Figure 6, Figure 7, Figure 8, Figure 9 and Figure 10 were created with learning rates of ${\mathrm{\Gamma }}_x=0.95$, ${\mathrm{\Gamma }}_r=10$, and ${\mathrm{\Gamma }}_n=100$. By examining Figure 6, it is obvious that the modified MRAC method achieves precise tracking of the reference model and produces smooth trajectories. As illustrated in Figure 6b, MRAC is unable to achieve acceptable tracking performance for the sideslip angle due to a minor drift in the corresponding adaptive parameter. Additionally, as a result of the learning rate, Figure 6e demonstrates oscillatory behavior. The suggested scheme overcomes these disadvantages by incorporating Equation (47) into the control law of the classic MRAC in order to address the tracking error problem. Furthermore, the projection matrix used in Equation (48) permits the null control vector to act on the null space of control coefficients, thereby suppressing the oscillations.

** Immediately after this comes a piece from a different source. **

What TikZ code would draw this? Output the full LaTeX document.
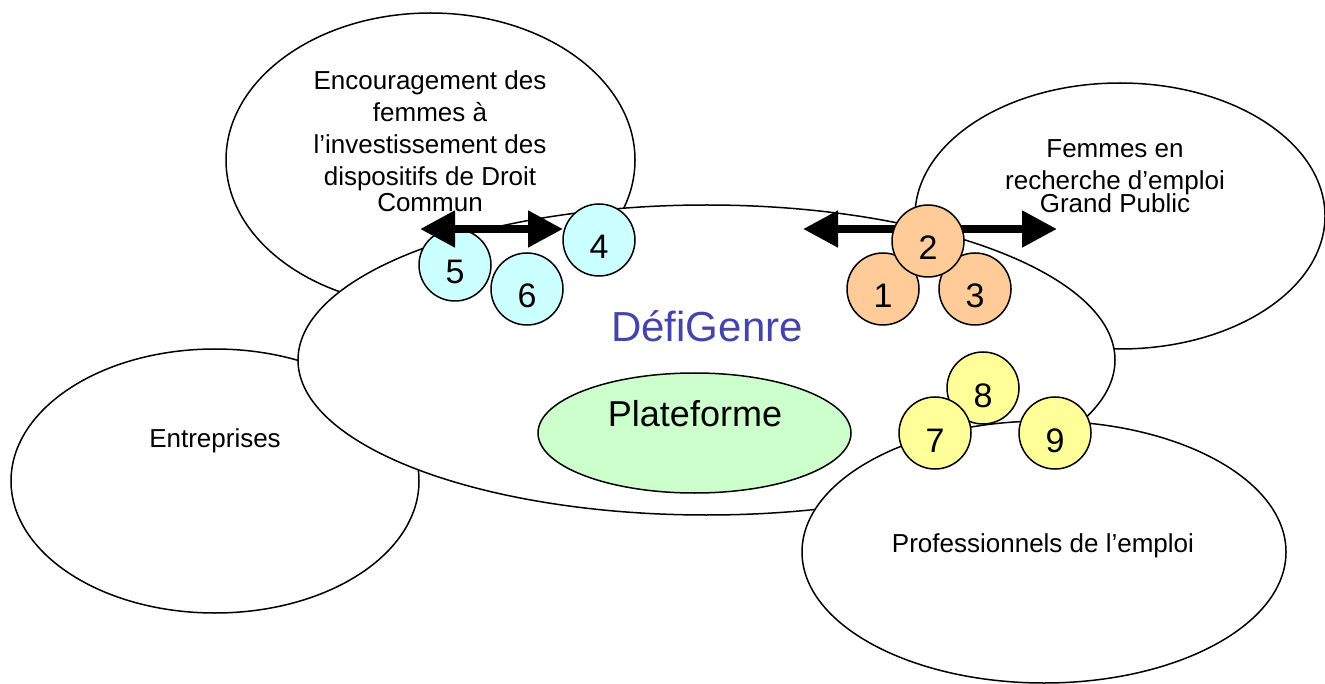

The error dynamics of both MRAC and the modified MRAC are depicted in Figure 7. As illustrated in Figure 7a, the error dynamic does not totally converge to zero; additionally, it contains oscillations that drive the adaptive parameters, as seen in Figure 8. On the other hand, as illustrated in Figure 7b, the proposed method ensures that the error is convergent and free of fluctuations, corroborating Theorem 1. The temporal history of adaptive parameters governed by the modified MRAC error dynamics is depicted in Figure 9.

The control history of both methods is depicted in Figure 10. Our approach’s control response is obviously superior to that of traditional MRAC. Additionally, as illustrated in Figure 10b, the suggested scheme’s control is very similar to the control that forces the reference model to respect constraints (see Figure 5b); therefore, Equation (49) influences the adaptive system to behave similarly to the reference model.

4.3.2. Second Case Study

Figure 11, Figure 12, Figure 13, Figure 14 and Figure 15 have been generated with tuning gains of ${\mathrm{\Gamma }}_x=10$, ${\mathrm{\Gamma }}_r=15$, and ${\mathrm{\Gamma }}_n=500$.

Here, we would like to emphasize that the structure of the proposed scheme clearly limits adaptive parameter oscillations (as illustrated in Figure 14) and results in a reduction of control input oscillations (as illustrated in Figure 15b); therefore, the error dynamics of the modified MRAC (as illustrated in Figure 12b) do not encapsulate any of these oscillations.

Since adaptive parameters and control inputs have minimized oscillations, the trajectory of the states for the modified MRAC scheme will have to be smooth, as illustrated in Figure 11.

5. Conclusions

This article contributes to existing research in model reference adaptive control theory by presenting a generalized dynamic inversion and null space parameterization. The adaptive system’s closed-loop simulations reveal a highly satisfying performance concerning guaranteed error convergence asymptotically to zero and better transient response. The developed GDI control law is separated into two sections: the first section is referred to as the particular section, and it was used to formulate the reference model trajectories by applying the stipulated dynamic constraints on the system. The other component is the null control vector, which was projected onto the null space of control coefficients and then substituted into the MRAC control law to enhance performance. The effective implementation of GDI demonstrates that this approach has the potential to simplify adaptive control problems by eliminating the need for complex and tedious procedures. Moreover, The structure of the proposed scheme clearly limits adaptive parameter oscillations and eliminates control input oscillations, so the modified MRAC’s error dynamics are missing any of these oscillations. Future work will include robustizing the approach versus nonlinear uncertainty and measurement noise, as well as developing a null control vector to account for these non-parametric uncertainties.